Who Should Choose Camtasia?
Camtasia is the clear winner for educational institutions, corporate training teams, and professional course creators. If your team is producing video tutorials, software demos, or compliance training modules where polished annotations, quizzes, and interactivity are non-negotiable, Camtasia's $169.99/year fee is a bargain. Small teams of 2–10 educators or instructional designers will ship content faster and with higher production value than learning OBS Studio's complexity. Windows and Mac support covers most institutional machines. The perpetual license option means no ongoing vendor lock-in. Choose Camtasia if your workflow is: record → edit → annotate → publish, and that loop repeats weekly.
Who Should Choose OBS Studio?
OBS Studio is the default choice for live streamers, gaming broadcasters, multi-camera event producers, and any creator willing to invest learning time for unlimited control. If your budget is $0 and you stream to Twitch, YouTube, or custom RTMP servers, OBS Studio is mandatory. If you need to layer virtual cameras, advanced overlays, or custom plugins, OBS Studio's architecture delivers where Camtasia cannot. Solo creators, open-source advocates, and technical teams will thrive. Choose OBS Studio if your workflow is: build a complex scene → go live → iterate, or if your recording needs span multiple sources, custom branding, and audience interaction features. The steep learning curve is worth it only if you need that flexibility—casual tutorial creators should lean toward Camtasia.

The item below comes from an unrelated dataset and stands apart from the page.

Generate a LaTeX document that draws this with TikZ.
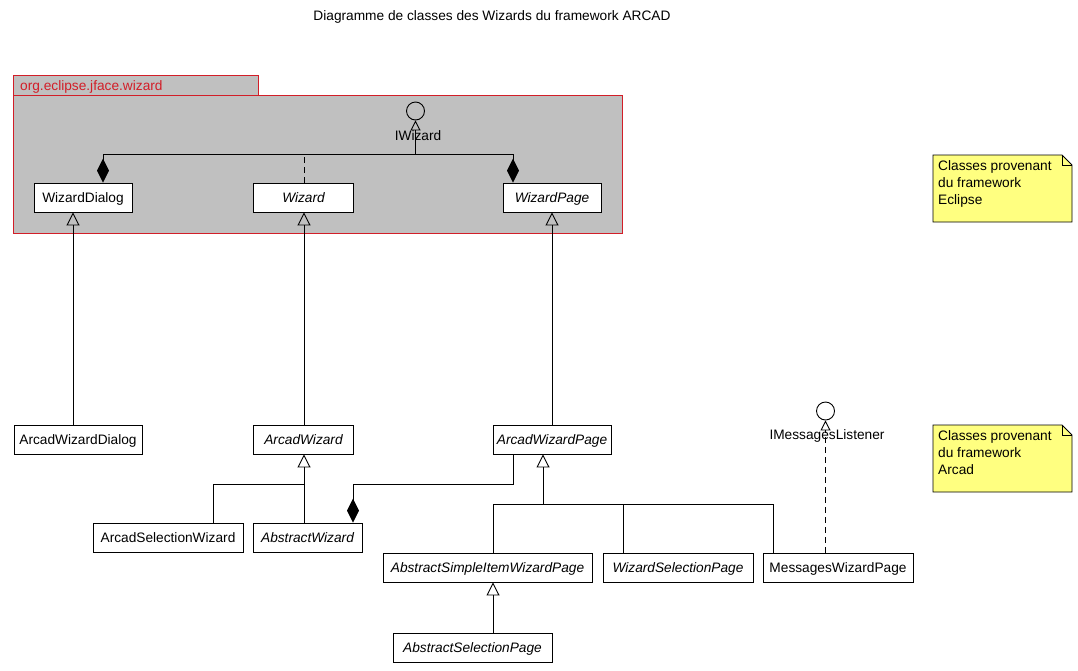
\documentclass[tikz,border=0pt]{standalone}
\usepackage{fontspec}
\setmainfont{Liberation Sans}
\usetikzlibrary{arrows.meta,calc}
\definecolor{pkgred}{RGB}{210,30,40}
\definecolor{pkggray}{RGB}{192,192,192}
\definecolor{noteyellow}{RGB}{255,255,128}
\newcommand{\fsz}{\fontsize{13.7}{17}\selectfont}
\begin{document}
\begin{tikzpicture}[x=1pt,y=-1pt,
  cls/.style={draw, fill=white, line width=0.9pt, minimum height=29pt, inner sep=0pt, text height=10pt, text depth=0pt, font=\fsz},
  abs/.style={cls, font=\fsz\itshape},
  conn/.style={line width=0.9pt},
  gen/.style={conn, -{Triangle[open,length=13pt,width=13pt]}},
  real/.style={conn, -{Triangle[open,length=10pt,width=10pt]}},
  comp/.style={conn, {Diamond[length=24pt,width=12pt]}-},
  lbl/.style={font=\fsz, inner sep=0pt},
  iface/.style={circle, draw, line width=0.9pt, minimum size=18pt, inner sep=0pt},
  note/.style={draw, fill=noteyellow, line width=0.9pt}
]
\useasboundingbox (0,0) rectangle (1078,670);
% title
\node[lbl] (title) at (492,17) {Diagramme de classes des Wizards du framework ARCAD};
% package
\draw[pkgred, fill=pkggray, line width=0.9pt] (13,75) rectangle (258,95);
\draw[pkgred, fill=pkggray, line width=0.9pt] (13,95) rectangle (622,233);
\node[lbl, text=pkgred, anchor=west] (pkgname) at (20,87) {org.eclipse.jface.wizard};
% column coordinates
\coordinate (c73) at (73,0);
\coordinate (c103) at (103,0);
\coordinate (c304) at (304,0);
\coordinate (c513) at (513,0);
\coordinate (c213) at (213,0);
\coordinate (c353) at (353,0);
\coordinate (c543) at (543,0);
\coordinate (c493) at (493,0);
\coordinate (c623) at (623,0);
\coordinate (c773) at (773,0);
% package classes
\node[iface] (iw) at (415.5,111) {};
\node[lbl] (iwl) at (418,136) {IWizard};
\node[cls, minimum width=98pt] (wd) at (83,197.5) {WizardDialog};
\node[abs, minimum width=100pt] (wz) at (303.5,197.5) {Wizard};
\node[abs, minimum width=98pt] (wp) at (552,197.5) {WizardPage};
\coordinate (h1) at (103,154);
\coordinate (h2) at (513,154);
\draw[conn] (h1) -- (h2);
\draw[real] (h1 -| iw.south) -- (iw.south);
\draw[comp] (wd.north -| c103) -- (h1);
\draw[comp] (wp.north -| c513) -- (h2);
\draw[conn, dashed, dash pattern=on 6pt off 4pt] (wz.north -| c304) -- (h1 -| c304);
% Arcad classes
\node[cls, minimum width=128pt] (awd) at (78,439.5) {ArcadWizardDialog};
\node[abs, minimum width=100pt] (aw) at (303.5,439.5) {ArcadWizard};
\node[abs, minimum width=118pt] (awp) at (552,439.5) {ArcadWizardPage};
\node[cls, minimum width=150pt] (asw) at (168,537.5) {ArcadSelectionWizard};
\node[abs, minimum width=109pt] (abw) at (307.5,537.5) {AbstractWizard};
\node[abs, minimum width=209pt] (asiwp) at (487.5,567.5) {AbstractSimpleItemWizardPage};
\node[abs, minimum width=150pt] (wsp) at (678,567.5) {WizardSelectionPage};
\node[cls, minimum width=150pt] (mwp) at (838,567.5) {MessagesWizardPage};
\node[abs, minimum width=159pt] (asp) at (472.5,647.5) {AbstractSelectionPage};
\node[iface, fill=white] (iml) at (825.5,411) {};
\node[lbl] (imll) at (827,436) {IMessagesListener};
% generalizations
\draw[gen] (awd.north -| c73) -- (wd.south -| c73);
\draw[gen] (aw.north -| c304) -- (wz.south -| c304);
\draw[gen] (awp.north) -- (wp.south);
\coordinate (j1) at (304,484);
\draw[gen] (abw.north -| c304) -- (aw.south -| c304);
\draw[conn] (asw.north -| c213) |- (j1);
\coordinate (j2) at (543,504);
\draw[gen] (j2) -- (awp.south -| c543);
\draw[conn] (asiwp.north -| c493) |- (j2);
\draw[conn] (mwp.north -| c773) |- (j2);
\draw[conn] (wsp.north -| c623) -- (j2 -| c623);
\draw[gen] (asp.north -| c493) -- (asiwp.south -| c493);
% composition ArcadWizardPage - AbstractWizard
\coordinate (k1) at (353,484);
\coordinate (k2) at (513,484);
\draw[comp] (abw.north -| c353) -- (k1) -- (k2) -- (awp.south -| c513);
% realization of IMessagesListener
\draw[real, dashed, dash pattern=on 6pt off 4pt] (mwp.north -| iml.south) -- (iml.south);
% notes
\draw[note] (933,155) -- (1062,155) -- (1072,165) -- (1072,222) -- (933,222) -- cycle;
\draw[line width=0.9pt] (1062,155) -- (1062,165) -- (1072,165);
\node[lbl, anchor=north west, align=left] (n1) at (938,160) {Classes provenant\\du framework\\Eclipse};
\draw[note] (933,425) -- (1062,425) -- (1072,435) -- (1072,492) -- (933,492) -- cycle;
\draw[line width=0.9pt] (1062,425) -- (1062,435) -- (1072,435);
\node[lbl, anchor=north west, align=left] (n2) at (938,430) {Classes provenant\\du framework\\Arcad};
\end{tikzpicture}
\end{document}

- Want: excellent callout and annotation tools
- Want: built-in quiz and interactivity
- Want: no subscription required (perpetual)
- Want: completely free with no watermark
- Want: massive plugin ecosystem
- Want: full scene and source control
Our Verdict
Pick Camtasia if you're recording tutorials solo and want to annotate, quiz, and export without wrestling with plugins or scene graphs—the perpetual license pays for itself when you're producing 10+ videos per year. Pick OBS Studio if you're live-streaming, running multi-source productions, or building a custom workflow where the learning curve and free price tag outweigh convenience.